# Provided data
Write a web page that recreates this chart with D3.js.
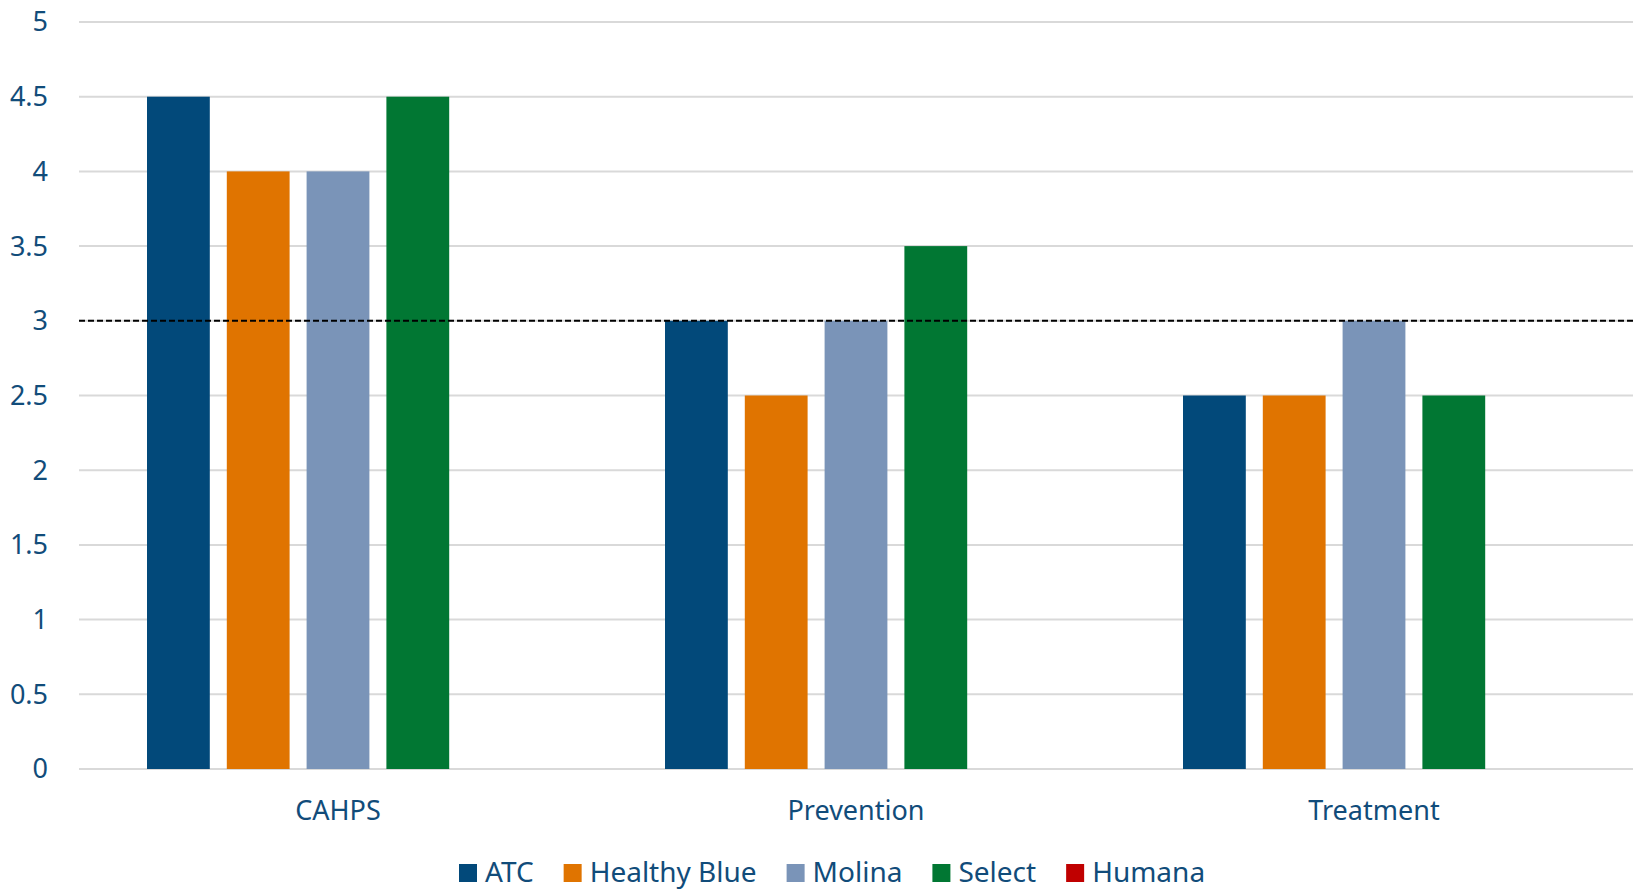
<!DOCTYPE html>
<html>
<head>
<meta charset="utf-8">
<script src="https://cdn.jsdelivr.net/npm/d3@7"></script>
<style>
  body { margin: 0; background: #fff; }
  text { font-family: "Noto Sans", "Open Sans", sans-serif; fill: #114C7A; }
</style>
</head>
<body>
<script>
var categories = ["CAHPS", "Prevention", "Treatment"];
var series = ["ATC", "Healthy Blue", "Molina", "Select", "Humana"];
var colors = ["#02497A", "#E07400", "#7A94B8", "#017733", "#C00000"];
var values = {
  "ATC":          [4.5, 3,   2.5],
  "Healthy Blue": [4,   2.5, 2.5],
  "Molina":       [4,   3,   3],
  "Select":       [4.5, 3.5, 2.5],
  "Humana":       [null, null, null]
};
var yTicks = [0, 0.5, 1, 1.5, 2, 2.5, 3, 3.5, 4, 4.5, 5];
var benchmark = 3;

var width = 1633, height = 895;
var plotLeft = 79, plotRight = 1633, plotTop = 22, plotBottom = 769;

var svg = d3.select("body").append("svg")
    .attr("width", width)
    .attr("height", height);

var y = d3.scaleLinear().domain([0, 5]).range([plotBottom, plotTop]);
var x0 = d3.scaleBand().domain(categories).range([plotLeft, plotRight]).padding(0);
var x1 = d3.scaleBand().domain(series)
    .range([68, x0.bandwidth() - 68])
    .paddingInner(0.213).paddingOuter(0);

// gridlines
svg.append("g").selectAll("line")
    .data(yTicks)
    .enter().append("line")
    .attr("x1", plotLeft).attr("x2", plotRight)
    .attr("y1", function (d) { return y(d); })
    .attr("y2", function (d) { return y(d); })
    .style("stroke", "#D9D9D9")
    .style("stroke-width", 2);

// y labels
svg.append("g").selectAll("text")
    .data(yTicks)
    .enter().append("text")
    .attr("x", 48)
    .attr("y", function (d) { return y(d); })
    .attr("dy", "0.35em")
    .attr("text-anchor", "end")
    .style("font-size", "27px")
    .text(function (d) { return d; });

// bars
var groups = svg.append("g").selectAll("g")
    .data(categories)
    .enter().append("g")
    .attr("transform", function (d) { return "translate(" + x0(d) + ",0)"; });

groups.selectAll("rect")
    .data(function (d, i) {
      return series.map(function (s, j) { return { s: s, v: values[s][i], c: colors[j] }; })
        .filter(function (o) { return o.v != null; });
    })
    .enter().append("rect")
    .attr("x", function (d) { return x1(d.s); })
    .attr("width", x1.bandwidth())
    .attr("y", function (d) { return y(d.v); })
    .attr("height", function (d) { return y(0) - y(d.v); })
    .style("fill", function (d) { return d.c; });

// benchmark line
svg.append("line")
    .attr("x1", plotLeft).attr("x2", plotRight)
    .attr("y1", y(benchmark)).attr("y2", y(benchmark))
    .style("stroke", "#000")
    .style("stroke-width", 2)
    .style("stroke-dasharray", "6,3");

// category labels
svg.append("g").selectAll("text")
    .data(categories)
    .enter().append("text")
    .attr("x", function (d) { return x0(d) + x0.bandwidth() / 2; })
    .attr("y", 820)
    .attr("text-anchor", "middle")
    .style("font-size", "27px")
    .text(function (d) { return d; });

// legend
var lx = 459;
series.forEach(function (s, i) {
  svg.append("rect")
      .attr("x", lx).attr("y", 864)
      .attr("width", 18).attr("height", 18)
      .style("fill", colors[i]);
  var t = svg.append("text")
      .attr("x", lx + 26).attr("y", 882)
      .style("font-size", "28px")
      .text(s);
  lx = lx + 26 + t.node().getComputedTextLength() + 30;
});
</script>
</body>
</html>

# What the task requires
Copy the material exactly. Do not include the pictures.

# The reply
Write a web page that recreates this chart with D3.js.
<!DOCTYPE html>
<html>
<head>
<meta charset="utf-8">
<script src="https://cdn.jsdelivr.net/npm/d3@7"></script>
<style>
  body { margin: 0; background: #fff; }
  text { font-family: "Noto Sans", "Open Sans", sans-serif; fill: #114C7A; }
</style>
</head>
<body>
<script>
var categories = ["CAHPS", "Prevention", "Treatment"];
var series = ["ATC", "Healthy Blue", "Molina", "Select", "Humana"];
var colors = ["#02497A", "#E07400", "#7A94B8", "#017733", "#C00000"];
var values = {
  "ATC":          [4.5, 3,   2.5],
  "Healthy Blue": [4,   2.5, 2.5],
  "Molina":       [4,   3,   3],
  "Select":       [4.5, 3.5, 2.5],
  "Humana":       [null, null, null]
};
var yTicks = [0, 0.5, 1, 1.5, 2, 2.5, 3, 3.5, 4, 4.5, 5];
var benchmark = 3;

var width = 1633, height = 895;
var plotLeft = 79, plotRight = 1633, plotTop = 22, plotBottom = 769;

var svg = d3.select("body").append("svg")
    .attr("width", width)
    .attr("height", height);

var y = d3.scaleLinear().domain([0, 5]).range([plotBottom, plotTop]);
var x0 = d3.scaleBand().domain(categories).range([plotLeft, plotRight]).padding(0);
var x1 = d3.scaleBand().domain(series)
    .range([68, x0.bandwidth() - 68])
    .paddingInner(0.213).paddingOuter(0);

// gridlines
svg.append("g").selectAll("line")
    .data(yTicks)
    .enter().append("line")
    .attr("x1", plotLeft).attr("x2", plotRight)
    .attr("y1", function (d) { return y(d); })
    .attr("y2", function (d) { return y(d); })
    .style("stroke", "#D9D9D9")
    .style("stroke-width", 2);

// y labels
svg.append("g").selectAll("text")
    .data(yTicks)
    .enter().append("text")
    .attr("x", 48)
    .attr("y", function (d) { return y(d); })
    .attr("dy", "0.35em")
    .attr("text-anchor", "end")
    .style("font-size", "27px")
    .text(function (d) { return d; });

// bars
var groups = svg.append("g").selectAll("g")
    .data(categories)
    .enter().append("g")
    .attr("transform", function (d) { return "translate(" + x0(d) + ",0)"; });

groups.selectAll("rect")
    .data(function (d, i) {
      return series.map(function (s, j) { return { s: s, v: values[s][i], c: colors[j] }; })
        .filter(function (o) { return o.v != null; });
    })
    .enter().append("rect")
    .attr("x", function (d) { return x1(d.s); })
    .attr("width", x1.bandwidth())
    .attr("y", function (d) { return y(d.v); })
    .attr("height", function (d) { return y(0) - y(d.v); })
    .style("fill", function (d) { return d.c; });

// benchmark line
svg.append("line")
    .attr("x1", plotLeft).attr("x2", plotRight)
    .attr("y1", y(benchmark)).attr("y2", y(benchmark))
    .style("stroke", "#000")
    .style("stroke-width", 2)
    .style("stroke-dasharray", "6,3");

// category labels
svg.append("g").selectAll("text")
    .data(categories)
    .enter().append("text")
    .attr("x", function (d) { return x0(d) + x0.bandwidth() / 2; })
    .attr("y", 820)
    .attr("text-anchor", "middle")
    .style("font-size", "27px")
    .text(function (d) { return d; });

// legend
var lx = 459;
series.forEach(function (s, i) {
  svg.append("rect")
      .attr("x", lx).attr("y", 864)
      .attr("width", 18).attr("height", 18)
      .style("fill", colors[i]);
  var t = svg.append("text")
      .attr("x", lx + 26).attr("y", 882)
      .style("font-size", "28px")
      .text(s);
  lx = lx + 26 + t.node().getComputedTextLength() + 30;
});
</script>
</body>
</html>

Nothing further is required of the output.